### [Instructions to follow]
Select the lines of the records containing the word "with" and list them.

_ _ _

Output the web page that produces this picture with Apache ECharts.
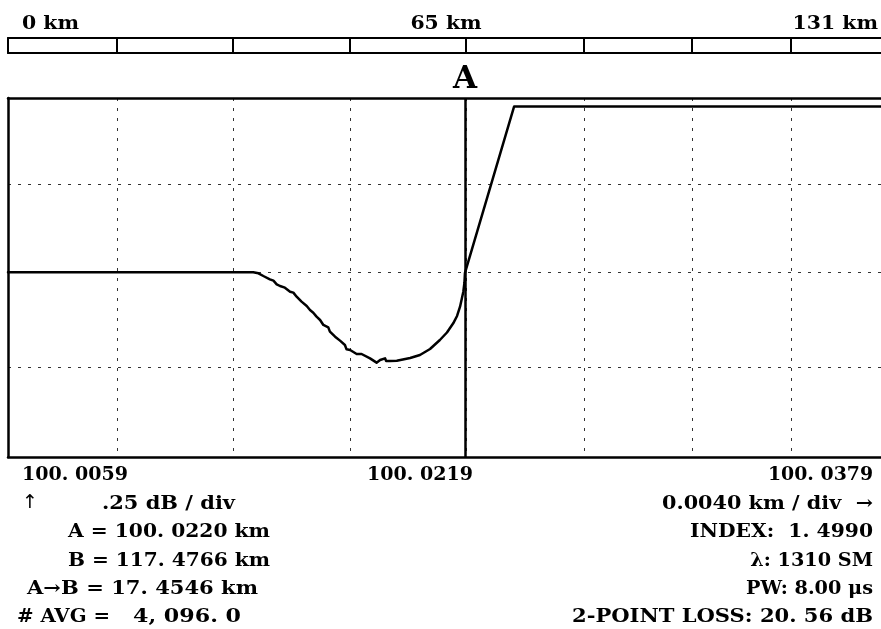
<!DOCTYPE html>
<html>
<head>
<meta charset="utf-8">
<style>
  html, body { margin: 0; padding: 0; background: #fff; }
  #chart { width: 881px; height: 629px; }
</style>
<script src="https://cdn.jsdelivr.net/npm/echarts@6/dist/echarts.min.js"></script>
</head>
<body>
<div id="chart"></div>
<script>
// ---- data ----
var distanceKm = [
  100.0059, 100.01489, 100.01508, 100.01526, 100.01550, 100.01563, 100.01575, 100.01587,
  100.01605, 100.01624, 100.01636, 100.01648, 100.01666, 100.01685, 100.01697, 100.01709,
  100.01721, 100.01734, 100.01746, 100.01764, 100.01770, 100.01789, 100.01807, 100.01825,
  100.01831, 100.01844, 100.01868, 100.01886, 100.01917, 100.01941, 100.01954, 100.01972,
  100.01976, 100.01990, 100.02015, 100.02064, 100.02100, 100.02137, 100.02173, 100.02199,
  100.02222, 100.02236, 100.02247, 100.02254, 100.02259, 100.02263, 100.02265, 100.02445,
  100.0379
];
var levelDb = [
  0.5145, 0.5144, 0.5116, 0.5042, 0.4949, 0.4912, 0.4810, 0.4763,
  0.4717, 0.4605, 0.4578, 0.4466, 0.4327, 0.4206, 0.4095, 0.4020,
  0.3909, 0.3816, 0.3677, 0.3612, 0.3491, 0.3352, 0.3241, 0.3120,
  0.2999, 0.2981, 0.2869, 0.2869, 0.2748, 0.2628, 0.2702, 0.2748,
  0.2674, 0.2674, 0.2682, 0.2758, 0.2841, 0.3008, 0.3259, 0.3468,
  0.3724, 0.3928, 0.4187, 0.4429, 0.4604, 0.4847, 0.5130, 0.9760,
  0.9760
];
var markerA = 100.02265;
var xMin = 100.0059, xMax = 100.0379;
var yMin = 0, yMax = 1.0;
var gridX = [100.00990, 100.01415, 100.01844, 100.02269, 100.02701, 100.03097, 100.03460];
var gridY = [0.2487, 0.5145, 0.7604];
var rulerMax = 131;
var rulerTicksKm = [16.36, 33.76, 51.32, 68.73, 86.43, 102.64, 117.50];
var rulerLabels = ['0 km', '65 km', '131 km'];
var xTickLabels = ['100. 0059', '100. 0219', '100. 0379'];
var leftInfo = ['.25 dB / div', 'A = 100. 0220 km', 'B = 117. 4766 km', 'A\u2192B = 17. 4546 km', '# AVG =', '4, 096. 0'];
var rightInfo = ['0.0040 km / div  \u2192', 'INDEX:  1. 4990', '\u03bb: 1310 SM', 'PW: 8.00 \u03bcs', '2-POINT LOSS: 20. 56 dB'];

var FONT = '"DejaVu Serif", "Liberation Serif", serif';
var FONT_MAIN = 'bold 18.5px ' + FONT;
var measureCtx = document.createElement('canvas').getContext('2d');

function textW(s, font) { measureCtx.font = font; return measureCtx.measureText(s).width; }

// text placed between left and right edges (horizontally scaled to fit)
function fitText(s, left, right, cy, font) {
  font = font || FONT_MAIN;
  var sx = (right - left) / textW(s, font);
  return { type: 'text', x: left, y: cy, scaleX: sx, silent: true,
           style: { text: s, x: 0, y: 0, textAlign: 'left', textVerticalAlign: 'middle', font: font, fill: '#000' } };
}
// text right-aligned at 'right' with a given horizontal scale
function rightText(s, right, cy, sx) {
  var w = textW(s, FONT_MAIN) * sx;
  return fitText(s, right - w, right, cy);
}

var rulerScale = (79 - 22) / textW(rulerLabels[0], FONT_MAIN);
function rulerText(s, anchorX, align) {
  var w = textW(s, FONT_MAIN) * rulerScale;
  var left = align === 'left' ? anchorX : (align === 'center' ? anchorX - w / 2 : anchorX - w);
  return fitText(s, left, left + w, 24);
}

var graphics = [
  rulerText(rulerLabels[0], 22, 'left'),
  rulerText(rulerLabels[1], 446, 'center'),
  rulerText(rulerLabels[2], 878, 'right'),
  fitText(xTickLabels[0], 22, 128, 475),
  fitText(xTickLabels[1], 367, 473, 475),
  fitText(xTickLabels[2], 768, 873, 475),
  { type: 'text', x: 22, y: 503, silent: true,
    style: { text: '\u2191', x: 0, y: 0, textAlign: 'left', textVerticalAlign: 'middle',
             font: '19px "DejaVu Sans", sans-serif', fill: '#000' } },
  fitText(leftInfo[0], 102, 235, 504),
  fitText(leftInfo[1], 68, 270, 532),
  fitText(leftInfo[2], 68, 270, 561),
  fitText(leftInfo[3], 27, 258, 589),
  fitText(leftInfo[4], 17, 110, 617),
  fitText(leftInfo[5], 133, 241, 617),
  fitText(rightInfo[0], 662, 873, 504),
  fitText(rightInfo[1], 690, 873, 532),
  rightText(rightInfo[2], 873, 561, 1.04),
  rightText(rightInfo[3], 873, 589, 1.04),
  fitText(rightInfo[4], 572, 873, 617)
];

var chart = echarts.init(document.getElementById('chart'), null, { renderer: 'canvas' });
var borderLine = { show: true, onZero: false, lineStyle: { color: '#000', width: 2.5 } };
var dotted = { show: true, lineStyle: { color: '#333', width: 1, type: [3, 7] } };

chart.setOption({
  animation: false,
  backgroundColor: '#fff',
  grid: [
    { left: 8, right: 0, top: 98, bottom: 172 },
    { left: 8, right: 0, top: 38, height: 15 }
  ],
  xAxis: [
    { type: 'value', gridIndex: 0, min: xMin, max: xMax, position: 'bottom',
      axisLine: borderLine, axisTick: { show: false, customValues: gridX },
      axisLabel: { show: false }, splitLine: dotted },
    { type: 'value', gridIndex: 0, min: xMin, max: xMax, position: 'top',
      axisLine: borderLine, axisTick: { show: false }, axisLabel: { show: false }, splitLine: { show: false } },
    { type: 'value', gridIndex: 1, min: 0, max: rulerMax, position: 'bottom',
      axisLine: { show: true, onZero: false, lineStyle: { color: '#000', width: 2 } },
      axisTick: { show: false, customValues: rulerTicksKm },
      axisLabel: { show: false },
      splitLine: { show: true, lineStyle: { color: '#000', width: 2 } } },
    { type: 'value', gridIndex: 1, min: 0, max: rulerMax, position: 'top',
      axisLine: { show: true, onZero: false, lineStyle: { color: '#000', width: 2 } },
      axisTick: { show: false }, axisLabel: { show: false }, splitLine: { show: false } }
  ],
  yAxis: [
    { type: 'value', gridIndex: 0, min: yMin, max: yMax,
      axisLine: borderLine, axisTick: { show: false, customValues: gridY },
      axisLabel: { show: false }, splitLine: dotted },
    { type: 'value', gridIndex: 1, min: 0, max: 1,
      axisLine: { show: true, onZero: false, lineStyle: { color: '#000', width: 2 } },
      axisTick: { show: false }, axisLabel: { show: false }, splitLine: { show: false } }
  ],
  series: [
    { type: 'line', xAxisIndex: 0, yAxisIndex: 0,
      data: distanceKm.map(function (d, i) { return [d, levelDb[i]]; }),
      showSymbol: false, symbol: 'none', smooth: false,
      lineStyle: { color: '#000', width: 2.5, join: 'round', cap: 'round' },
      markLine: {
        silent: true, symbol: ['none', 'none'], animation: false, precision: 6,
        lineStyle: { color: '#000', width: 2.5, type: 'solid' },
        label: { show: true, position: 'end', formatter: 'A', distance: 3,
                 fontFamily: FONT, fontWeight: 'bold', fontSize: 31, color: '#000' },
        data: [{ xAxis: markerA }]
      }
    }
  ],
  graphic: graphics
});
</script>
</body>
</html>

_ _ _

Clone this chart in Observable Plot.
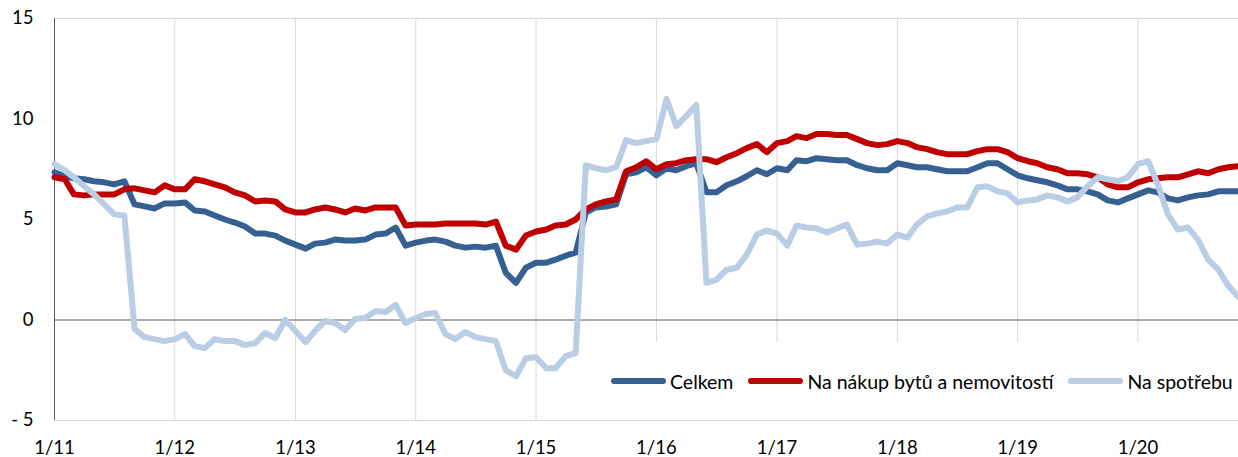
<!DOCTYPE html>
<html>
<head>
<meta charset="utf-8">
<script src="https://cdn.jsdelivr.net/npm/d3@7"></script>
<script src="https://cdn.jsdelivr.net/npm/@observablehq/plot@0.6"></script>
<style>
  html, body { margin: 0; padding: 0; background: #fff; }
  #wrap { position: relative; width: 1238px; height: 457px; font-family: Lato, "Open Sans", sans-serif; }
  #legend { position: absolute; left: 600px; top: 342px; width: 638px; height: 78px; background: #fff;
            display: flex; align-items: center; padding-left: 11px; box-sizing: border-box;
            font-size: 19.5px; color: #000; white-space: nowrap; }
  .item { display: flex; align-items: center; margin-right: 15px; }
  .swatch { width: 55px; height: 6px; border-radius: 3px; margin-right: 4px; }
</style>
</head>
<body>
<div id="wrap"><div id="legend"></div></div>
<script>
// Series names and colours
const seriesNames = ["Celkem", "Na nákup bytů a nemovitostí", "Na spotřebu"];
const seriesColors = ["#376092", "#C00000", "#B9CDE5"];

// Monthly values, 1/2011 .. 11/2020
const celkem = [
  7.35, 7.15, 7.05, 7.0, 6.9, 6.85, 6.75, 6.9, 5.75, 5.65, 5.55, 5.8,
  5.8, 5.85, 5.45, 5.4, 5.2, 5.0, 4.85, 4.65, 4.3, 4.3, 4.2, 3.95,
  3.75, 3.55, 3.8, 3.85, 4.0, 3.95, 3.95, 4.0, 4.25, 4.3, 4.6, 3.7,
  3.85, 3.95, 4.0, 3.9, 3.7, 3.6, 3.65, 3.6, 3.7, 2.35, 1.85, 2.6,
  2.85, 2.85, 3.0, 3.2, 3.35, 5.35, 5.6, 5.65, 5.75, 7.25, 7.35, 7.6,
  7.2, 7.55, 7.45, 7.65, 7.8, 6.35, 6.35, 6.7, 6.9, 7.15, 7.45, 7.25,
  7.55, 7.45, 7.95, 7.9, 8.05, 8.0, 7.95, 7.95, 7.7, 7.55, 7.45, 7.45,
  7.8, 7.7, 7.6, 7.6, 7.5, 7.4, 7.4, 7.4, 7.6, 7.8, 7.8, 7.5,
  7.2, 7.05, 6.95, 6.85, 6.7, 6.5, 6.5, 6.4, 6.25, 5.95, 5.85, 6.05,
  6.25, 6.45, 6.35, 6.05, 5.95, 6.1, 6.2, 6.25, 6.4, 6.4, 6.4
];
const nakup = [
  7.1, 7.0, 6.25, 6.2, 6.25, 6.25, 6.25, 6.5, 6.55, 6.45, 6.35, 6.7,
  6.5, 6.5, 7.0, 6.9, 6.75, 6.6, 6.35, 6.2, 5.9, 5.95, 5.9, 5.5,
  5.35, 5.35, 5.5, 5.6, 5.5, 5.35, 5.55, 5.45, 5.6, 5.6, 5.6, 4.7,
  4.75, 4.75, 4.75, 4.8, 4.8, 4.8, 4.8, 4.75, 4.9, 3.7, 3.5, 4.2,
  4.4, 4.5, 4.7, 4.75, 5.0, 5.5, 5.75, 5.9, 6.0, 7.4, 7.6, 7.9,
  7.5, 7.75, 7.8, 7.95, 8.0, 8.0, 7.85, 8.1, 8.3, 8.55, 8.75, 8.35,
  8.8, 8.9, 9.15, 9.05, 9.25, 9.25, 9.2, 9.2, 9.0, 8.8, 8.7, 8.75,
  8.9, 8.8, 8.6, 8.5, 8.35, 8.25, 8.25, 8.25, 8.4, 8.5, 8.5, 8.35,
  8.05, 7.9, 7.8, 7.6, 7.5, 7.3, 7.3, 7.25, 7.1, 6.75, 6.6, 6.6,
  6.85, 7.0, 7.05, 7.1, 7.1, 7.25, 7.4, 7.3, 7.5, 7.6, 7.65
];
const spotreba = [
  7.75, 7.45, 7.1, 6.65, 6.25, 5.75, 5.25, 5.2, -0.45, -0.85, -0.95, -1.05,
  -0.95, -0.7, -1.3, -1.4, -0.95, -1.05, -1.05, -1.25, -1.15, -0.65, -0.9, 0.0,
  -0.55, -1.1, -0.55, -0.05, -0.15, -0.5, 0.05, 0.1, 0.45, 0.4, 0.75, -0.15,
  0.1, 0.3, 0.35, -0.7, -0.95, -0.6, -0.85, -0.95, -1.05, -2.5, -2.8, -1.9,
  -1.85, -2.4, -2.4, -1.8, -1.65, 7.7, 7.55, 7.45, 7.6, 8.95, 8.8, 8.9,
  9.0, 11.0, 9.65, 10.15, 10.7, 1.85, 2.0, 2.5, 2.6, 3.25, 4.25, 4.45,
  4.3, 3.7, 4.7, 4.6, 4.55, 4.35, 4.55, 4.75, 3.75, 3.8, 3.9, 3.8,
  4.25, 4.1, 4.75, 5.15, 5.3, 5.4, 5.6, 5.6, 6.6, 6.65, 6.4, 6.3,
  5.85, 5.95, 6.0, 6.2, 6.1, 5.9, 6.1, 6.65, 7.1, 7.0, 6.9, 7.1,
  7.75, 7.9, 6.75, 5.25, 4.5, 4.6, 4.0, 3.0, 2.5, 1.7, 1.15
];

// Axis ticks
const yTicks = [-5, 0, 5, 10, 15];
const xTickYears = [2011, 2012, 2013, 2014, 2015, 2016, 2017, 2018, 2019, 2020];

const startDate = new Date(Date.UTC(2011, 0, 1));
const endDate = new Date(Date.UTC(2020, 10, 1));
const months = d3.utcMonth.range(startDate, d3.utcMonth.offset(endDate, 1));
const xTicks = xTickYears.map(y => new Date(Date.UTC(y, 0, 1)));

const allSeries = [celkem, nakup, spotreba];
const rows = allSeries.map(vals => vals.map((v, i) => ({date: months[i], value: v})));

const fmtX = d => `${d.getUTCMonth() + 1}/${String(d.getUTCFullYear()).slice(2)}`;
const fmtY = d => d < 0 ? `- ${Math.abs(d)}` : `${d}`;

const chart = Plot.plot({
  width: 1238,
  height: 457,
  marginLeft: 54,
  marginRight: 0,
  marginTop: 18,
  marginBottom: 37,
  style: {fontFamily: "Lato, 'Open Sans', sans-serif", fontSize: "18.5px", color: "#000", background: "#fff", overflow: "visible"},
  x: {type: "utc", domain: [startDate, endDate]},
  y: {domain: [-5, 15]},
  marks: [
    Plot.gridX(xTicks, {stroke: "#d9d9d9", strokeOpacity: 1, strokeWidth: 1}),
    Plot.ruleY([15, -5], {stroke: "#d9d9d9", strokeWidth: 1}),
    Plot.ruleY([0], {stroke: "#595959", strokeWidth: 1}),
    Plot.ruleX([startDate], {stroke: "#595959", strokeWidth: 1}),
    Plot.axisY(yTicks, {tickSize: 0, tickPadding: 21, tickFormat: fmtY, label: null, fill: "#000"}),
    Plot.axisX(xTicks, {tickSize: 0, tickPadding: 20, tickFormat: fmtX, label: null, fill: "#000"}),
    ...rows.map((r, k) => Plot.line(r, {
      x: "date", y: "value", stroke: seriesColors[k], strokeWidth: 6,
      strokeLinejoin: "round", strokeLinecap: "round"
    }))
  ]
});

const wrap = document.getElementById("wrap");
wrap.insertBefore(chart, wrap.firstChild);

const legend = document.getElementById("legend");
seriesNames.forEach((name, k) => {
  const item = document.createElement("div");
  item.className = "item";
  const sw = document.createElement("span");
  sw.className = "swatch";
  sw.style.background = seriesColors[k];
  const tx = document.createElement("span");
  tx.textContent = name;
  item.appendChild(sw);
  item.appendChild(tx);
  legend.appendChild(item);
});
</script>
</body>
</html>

_ _ _

### [Completed exercise]
Output the web page that produces this picture with Apache ECharts.
// text right-aligned at 'right' with a given horizontal scale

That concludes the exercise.